• _What the task requires_: Write out nothing but the lines from the first line of the entries below through the line with "linewidth=0.8, zorder=3)"; no pictures go in.

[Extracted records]
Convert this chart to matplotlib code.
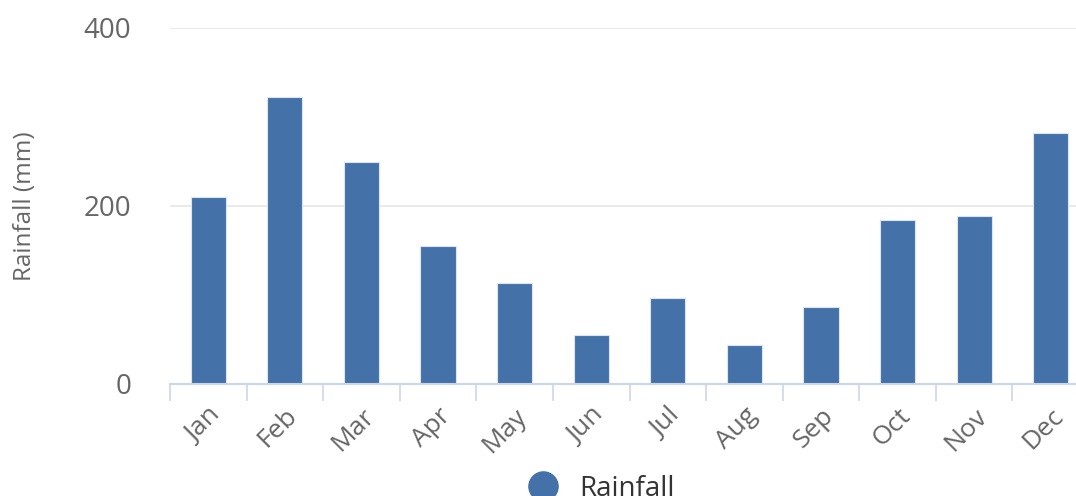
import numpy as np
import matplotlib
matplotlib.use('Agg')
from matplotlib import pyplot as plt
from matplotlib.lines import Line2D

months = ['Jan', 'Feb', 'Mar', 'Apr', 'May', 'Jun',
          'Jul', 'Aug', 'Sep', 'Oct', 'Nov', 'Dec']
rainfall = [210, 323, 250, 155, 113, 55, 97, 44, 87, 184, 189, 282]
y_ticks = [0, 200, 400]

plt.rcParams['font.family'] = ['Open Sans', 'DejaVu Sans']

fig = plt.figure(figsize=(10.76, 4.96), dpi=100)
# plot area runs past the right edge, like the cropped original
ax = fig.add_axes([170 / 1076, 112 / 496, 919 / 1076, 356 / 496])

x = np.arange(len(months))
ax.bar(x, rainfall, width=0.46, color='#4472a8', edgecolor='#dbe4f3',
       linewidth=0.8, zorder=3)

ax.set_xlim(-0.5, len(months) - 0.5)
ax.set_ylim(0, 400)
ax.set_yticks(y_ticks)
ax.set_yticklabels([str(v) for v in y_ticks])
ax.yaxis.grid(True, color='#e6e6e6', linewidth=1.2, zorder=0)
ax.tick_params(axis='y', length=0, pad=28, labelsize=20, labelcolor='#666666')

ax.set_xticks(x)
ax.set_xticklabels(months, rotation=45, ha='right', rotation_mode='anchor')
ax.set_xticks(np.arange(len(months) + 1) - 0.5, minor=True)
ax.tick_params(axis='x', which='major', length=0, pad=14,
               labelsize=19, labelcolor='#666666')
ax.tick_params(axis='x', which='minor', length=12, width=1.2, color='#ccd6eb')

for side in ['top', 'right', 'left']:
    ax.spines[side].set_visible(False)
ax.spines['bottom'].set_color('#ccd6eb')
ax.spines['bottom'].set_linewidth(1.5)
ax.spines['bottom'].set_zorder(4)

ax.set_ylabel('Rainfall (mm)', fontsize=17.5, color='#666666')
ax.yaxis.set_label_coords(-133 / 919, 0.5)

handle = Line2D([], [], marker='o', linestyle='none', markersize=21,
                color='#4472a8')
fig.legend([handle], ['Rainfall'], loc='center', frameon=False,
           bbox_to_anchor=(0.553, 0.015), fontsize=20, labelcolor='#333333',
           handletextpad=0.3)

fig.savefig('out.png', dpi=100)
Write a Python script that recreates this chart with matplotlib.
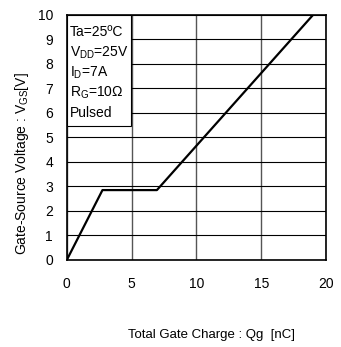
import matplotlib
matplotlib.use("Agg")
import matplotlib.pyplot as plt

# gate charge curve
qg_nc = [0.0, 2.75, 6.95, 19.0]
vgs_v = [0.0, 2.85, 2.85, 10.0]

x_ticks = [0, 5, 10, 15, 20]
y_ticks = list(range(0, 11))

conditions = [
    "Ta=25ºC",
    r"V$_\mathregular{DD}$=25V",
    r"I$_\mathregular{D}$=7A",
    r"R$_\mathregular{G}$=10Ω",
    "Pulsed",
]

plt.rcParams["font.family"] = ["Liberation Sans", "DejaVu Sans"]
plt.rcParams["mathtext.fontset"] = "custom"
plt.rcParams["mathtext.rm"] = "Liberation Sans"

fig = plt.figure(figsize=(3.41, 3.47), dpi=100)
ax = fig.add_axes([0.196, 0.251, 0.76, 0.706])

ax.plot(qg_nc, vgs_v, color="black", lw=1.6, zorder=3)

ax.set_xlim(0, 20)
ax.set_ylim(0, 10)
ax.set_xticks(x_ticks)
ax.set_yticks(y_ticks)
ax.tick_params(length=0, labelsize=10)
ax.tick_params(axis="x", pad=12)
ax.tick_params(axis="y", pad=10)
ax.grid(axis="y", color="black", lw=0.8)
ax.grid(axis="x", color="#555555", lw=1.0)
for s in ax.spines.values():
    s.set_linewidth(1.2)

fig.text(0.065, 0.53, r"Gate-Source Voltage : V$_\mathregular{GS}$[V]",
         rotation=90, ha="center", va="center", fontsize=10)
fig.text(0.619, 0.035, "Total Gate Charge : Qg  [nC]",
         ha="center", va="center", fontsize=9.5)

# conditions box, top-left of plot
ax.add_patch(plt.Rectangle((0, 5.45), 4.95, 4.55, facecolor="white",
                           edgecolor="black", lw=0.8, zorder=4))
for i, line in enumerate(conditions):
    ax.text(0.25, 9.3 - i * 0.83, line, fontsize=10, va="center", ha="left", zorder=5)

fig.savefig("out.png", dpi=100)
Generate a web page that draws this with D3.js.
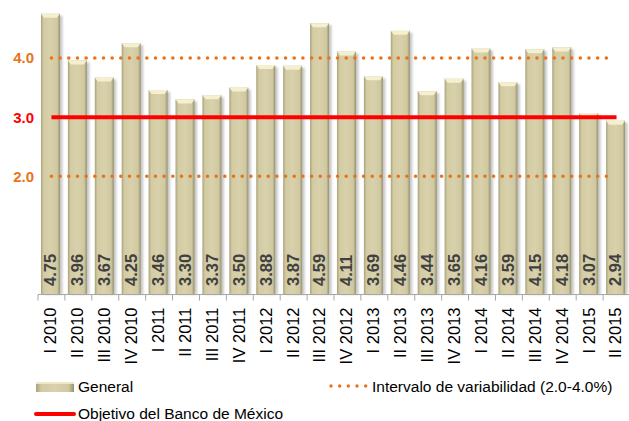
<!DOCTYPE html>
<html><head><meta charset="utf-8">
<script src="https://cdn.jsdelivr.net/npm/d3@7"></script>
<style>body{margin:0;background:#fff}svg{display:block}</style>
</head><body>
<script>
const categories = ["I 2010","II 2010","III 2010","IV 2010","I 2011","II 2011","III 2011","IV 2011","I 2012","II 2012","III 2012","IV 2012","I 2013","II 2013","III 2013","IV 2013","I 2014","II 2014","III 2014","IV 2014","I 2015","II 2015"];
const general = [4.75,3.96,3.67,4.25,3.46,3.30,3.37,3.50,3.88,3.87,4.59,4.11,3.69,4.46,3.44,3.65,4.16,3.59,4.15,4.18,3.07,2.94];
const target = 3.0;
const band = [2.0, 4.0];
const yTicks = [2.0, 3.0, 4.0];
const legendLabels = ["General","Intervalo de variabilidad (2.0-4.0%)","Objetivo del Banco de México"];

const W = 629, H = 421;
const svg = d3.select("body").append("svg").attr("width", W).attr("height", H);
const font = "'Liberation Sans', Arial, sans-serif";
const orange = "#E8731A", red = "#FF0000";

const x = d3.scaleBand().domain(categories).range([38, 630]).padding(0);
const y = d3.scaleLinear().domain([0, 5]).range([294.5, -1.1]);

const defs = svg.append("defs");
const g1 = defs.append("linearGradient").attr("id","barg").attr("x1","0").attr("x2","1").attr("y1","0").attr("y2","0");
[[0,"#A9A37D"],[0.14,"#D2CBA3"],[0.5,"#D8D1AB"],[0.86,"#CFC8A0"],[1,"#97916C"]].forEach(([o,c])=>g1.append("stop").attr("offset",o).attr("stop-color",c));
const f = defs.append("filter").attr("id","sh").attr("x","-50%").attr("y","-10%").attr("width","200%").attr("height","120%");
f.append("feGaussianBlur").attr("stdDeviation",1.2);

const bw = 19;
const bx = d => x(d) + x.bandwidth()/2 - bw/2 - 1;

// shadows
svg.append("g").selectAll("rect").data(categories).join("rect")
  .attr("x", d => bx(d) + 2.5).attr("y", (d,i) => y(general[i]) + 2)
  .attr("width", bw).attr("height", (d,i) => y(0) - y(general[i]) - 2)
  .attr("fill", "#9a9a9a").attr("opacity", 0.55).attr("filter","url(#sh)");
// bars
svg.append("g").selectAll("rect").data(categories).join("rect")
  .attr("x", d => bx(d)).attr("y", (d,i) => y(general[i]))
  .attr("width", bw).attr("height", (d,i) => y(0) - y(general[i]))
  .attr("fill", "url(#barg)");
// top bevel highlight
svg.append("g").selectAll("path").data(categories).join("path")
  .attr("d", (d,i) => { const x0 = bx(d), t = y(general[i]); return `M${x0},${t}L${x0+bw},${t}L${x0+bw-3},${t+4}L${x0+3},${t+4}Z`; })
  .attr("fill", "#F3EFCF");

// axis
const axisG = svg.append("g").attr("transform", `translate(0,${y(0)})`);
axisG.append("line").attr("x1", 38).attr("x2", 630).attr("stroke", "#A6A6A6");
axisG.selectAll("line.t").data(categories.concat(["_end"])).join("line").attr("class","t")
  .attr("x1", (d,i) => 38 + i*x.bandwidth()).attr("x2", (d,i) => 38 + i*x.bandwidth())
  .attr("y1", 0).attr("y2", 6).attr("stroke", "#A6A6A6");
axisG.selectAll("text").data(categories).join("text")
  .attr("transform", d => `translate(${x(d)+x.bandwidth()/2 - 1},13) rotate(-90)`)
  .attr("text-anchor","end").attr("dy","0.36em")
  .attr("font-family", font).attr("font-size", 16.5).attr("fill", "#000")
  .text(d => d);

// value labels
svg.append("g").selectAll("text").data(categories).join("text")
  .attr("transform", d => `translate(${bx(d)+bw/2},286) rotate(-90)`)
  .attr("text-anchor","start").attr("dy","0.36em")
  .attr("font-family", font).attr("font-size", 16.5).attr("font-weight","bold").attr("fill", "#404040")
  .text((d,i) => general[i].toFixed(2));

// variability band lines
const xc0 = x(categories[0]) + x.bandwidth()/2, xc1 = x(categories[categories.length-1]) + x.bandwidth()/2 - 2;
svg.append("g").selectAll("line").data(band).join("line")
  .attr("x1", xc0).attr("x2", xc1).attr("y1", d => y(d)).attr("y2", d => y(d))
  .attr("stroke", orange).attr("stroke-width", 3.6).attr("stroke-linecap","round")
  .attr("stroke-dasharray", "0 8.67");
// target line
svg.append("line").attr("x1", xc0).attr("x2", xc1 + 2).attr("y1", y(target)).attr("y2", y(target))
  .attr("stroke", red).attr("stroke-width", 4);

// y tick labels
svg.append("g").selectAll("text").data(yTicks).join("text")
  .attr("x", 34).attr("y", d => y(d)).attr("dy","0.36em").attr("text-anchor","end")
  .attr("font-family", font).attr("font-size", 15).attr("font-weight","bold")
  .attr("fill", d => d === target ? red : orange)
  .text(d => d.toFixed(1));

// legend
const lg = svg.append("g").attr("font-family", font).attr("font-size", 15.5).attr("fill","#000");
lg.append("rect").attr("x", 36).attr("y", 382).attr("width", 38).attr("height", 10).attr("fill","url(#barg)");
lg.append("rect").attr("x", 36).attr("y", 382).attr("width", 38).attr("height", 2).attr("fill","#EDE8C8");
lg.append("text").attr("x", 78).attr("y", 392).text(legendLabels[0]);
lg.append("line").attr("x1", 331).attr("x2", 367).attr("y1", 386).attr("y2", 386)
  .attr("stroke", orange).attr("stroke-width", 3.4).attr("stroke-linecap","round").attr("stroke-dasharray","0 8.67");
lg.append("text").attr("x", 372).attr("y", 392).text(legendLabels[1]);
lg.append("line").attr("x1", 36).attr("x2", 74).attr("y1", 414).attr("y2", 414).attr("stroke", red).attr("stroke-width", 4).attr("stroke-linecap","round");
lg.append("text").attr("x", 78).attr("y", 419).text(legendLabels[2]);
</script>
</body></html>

• _The answer_:
Convert this chart to matplotlib code.
import numpy as np
import matplotlib
matplotlib.use('Agg')
from matplotlib import pyplot as plt
from matplotlib.lines import Line2D

months = ['Jan', 'Feb', 'Mar', 'Apr', 'May', 'Jun',
          'Jul', 'Aug', 'Sep', 'Oct', 'Nov', 'Dec']
rainfall = [210, 323, 250, 155, 113, 55, 97, 44, 87, 184, 189, 282]
y_ticks = [0, 200, 400]

plt.rcParams['font.family'] = ['Open Sans', 'DejaVu Sans']

fig = plt.figure(figsize=(10.76, 4.96), dpi=100)
# plot area runs past the right edge, like the cropped original
ax = fig.add_axes([170 / 1076, 112 / 496, 919 / 1076, 356 / 496])

x = np.arange(len(months))
ax.bar(x, rainfall, width=0.46, color='#4472a8', edgecolor='#dbe4f3',
       linewidth=0.8, zorder=3)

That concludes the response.